**WHAT IS EXPECTED:**
Output, word for word, every line from the start of the listing down to and including the line that contains "GRID = '#D9D9D9'"; include nothing else.

**RECORDS TO USE:**

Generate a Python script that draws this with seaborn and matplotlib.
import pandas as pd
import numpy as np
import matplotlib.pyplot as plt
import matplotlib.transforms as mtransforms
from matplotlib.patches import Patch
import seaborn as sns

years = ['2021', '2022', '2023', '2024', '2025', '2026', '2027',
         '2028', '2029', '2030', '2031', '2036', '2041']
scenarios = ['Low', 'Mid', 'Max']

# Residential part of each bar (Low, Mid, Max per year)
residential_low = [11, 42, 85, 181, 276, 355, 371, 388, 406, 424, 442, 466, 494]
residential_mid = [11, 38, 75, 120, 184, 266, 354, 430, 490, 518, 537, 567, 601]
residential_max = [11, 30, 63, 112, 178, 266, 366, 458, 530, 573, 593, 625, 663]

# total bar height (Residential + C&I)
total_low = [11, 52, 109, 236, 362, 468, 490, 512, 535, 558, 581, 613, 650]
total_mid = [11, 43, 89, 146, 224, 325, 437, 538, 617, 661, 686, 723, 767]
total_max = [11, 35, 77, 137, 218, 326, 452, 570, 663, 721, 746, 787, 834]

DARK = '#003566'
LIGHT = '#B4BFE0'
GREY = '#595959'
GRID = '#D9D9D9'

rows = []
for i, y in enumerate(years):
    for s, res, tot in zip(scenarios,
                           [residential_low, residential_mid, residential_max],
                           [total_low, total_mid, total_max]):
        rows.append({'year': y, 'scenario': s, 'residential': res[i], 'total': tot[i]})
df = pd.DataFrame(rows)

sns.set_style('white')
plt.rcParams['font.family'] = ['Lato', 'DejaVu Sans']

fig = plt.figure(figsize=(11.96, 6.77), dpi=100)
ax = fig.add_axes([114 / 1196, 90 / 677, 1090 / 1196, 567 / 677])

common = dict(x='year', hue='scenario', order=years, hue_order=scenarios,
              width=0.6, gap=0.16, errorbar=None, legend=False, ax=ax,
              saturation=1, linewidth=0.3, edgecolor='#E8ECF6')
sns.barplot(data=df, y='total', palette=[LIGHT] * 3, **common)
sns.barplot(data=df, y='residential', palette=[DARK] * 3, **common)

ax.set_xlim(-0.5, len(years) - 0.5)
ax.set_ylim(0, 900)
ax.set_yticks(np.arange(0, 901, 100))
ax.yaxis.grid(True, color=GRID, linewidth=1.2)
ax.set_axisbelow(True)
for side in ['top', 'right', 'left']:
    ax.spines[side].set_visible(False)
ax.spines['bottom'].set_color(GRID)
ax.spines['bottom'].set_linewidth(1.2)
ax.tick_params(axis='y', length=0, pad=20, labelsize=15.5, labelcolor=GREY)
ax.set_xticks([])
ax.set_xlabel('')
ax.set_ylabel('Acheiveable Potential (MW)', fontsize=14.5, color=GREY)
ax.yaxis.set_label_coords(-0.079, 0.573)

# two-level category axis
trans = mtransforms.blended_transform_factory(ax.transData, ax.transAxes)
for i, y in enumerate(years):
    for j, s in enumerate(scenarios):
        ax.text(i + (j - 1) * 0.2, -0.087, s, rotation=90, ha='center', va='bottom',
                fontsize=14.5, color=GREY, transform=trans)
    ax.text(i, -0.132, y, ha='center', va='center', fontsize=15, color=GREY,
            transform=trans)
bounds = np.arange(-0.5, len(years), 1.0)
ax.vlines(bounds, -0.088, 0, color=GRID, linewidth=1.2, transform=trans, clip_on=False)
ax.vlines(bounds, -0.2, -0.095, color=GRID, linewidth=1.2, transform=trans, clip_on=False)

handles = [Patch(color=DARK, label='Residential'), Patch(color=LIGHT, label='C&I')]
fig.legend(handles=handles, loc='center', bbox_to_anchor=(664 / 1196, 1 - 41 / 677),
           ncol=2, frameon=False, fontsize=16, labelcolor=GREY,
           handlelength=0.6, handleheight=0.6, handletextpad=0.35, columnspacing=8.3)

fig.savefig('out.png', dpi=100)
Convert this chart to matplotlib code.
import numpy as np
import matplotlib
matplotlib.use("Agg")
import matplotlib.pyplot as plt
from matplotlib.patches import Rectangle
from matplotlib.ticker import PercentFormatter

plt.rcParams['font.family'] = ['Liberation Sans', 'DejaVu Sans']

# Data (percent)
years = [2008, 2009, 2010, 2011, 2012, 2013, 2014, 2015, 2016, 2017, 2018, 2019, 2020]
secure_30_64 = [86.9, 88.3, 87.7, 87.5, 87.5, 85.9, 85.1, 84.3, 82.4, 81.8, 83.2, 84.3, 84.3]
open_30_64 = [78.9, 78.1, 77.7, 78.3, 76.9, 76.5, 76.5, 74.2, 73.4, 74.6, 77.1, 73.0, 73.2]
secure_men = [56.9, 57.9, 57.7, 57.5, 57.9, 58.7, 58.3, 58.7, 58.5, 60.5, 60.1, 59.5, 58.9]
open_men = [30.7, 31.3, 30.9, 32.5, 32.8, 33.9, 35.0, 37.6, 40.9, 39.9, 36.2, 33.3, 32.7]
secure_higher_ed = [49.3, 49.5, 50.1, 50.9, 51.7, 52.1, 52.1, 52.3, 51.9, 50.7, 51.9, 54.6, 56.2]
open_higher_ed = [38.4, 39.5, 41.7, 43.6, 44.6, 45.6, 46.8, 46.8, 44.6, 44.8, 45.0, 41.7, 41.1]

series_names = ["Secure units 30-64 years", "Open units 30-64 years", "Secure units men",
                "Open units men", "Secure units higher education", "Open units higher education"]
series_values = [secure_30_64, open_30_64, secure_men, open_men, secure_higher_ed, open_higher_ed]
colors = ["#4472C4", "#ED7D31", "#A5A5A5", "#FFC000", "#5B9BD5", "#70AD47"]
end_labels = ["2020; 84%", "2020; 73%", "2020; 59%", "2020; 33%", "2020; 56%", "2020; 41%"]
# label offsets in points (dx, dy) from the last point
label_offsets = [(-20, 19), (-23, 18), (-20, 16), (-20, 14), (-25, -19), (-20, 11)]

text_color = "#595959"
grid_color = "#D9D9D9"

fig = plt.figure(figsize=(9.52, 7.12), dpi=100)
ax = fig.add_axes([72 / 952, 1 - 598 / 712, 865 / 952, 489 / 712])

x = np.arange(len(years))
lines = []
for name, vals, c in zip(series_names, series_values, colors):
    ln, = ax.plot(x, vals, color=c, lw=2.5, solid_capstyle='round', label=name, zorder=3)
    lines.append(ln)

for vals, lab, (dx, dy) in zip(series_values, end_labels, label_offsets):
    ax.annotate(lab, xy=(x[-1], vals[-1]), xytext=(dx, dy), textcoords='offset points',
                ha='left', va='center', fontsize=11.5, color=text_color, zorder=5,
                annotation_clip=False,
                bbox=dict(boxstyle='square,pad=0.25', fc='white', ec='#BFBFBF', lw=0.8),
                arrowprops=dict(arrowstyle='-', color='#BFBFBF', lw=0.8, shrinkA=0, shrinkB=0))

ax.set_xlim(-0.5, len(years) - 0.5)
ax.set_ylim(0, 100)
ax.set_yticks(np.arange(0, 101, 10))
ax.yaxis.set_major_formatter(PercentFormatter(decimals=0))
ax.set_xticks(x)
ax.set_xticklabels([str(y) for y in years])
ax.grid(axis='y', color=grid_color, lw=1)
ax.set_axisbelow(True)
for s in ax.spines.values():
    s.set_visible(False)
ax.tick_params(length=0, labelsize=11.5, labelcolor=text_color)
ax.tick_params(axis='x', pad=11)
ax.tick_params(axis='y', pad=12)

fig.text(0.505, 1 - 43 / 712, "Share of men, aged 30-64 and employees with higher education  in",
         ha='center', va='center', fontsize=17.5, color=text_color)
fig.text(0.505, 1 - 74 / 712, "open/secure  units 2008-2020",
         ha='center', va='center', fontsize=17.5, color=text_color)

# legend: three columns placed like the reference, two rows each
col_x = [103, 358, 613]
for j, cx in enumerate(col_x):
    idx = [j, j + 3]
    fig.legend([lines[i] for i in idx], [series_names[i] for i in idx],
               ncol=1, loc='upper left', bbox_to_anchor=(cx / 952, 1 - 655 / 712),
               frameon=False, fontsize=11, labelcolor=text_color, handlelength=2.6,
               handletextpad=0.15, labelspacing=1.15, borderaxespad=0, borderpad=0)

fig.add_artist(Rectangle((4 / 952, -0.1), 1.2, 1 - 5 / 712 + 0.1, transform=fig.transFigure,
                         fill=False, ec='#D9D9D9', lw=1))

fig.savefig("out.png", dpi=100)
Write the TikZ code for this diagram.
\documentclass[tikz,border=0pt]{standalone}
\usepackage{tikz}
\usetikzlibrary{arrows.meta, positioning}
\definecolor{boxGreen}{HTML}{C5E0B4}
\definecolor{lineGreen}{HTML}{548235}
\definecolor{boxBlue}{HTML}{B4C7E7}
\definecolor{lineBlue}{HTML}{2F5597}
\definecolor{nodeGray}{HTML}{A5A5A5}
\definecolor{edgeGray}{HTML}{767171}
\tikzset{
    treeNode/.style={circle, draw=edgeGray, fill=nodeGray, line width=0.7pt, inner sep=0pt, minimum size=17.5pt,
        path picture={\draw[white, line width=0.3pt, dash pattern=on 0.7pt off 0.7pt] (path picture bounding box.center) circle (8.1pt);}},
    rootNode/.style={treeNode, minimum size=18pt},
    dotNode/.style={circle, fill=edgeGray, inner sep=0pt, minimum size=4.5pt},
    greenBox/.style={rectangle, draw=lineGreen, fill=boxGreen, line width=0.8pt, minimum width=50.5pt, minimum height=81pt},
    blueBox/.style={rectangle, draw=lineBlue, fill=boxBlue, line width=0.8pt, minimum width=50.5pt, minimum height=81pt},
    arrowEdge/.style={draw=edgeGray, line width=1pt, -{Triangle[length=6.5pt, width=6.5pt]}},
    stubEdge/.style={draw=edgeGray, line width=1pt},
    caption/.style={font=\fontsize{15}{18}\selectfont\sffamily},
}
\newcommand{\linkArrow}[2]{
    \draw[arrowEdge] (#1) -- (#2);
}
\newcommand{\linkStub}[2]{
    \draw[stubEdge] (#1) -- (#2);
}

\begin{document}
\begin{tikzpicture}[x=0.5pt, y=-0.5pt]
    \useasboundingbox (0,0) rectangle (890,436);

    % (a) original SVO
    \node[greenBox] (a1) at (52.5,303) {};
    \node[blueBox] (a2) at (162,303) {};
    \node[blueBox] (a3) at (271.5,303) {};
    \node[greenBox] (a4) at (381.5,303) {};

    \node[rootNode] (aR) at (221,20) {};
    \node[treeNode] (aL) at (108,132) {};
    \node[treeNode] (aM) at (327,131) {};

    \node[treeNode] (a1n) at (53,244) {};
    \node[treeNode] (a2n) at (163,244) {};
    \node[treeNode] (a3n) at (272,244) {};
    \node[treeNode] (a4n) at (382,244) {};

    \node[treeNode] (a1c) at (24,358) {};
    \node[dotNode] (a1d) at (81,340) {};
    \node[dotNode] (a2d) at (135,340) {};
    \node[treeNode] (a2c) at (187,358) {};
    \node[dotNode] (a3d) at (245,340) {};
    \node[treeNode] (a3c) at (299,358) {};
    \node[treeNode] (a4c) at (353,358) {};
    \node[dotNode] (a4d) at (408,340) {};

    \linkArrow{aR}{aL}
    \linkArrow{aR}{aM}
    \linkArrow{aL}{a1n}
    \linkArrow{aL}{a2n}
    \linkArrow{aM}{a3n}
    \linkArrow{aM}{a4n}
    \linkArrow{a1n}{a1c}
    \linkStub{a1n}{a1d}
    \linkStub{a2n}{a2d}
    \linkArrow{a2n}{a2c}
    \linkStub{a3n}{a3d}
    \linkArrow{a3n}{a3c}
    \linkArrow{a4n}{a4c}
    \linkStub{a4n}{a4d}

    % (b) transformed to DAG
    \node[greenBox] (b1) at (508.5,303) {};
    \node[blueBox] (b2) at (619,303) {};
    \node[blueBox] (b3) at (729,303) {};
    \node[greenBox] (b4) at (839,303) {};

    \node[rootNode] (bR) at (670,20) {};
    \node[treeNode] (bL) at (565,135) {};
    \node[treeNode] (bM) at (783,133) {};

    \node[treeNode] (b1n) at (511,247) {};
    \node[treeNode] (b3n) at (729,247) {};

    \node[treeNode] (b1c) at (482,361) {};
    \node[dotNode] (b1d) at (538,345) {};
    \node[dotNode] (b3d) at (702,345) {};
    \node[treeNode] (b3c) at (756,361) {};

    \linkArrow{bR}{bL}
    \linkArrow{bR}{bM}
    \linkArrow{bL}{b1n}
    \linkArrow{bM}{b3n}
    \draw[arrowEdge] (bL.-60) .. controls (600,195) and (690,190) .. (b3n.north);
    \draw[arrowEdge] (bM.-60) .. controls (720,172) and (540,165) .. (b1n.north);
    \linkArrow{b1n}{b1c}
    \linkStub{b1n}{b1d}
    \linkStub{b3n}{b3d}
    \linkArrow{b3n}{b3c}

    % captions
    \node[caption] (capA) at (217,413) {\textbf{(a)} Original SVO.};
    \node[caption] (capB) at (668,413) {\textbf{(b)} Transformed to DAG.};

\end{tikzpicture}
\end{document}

**WORKED SOLUTION:**
Generate a Python script that draws this with seaborn and matplotlib.
import pandas as pd
import numpy as np
import matplotlib.pyplot as plt
import matplotlib.transforms as mtransforms
from matplotlib.patches import Patch
import seaborn as sns

years = ['2021', '2022', '2023', '2024', '2025', '2026', '2027',
         '2028', '2029', '2030', '2031', '2036', '2041']
scenarios = ['Low', 'Mid', 'Max']

# Residential part of each bar (Low, Mid, Max per year)
residential_low = [11, 42, 85, 181, 276, 355, 371, 388, 406, 424, 442, 466, 494]
residential_mid = [11, 38, 75, 120, 184, 266, 354, 430, 490, 518, 537, 567, 601]
residential_max = [11, 30, 63, 112, 178, 266, 366, 458, 530, 573, 593, 625, 663]

# total bar height (Residential + C&I)
total_low = [11, 52, 109, 236, 362, 468, 490, 512, 535, 558, 581, 613, 650]
total_mid = [11, 43, 89, 146, 224, 325, 437, 538, 617, 661, 686, 723, 767]
total_max = [11, 35, 77, 137, 218, 326, 452, 570, 663, 721, 746, 787, 834]

DARK = '#003566'
LIGHT = '#B4BFE0'
GREY = '#595959'
GRID = '#D9D9D9'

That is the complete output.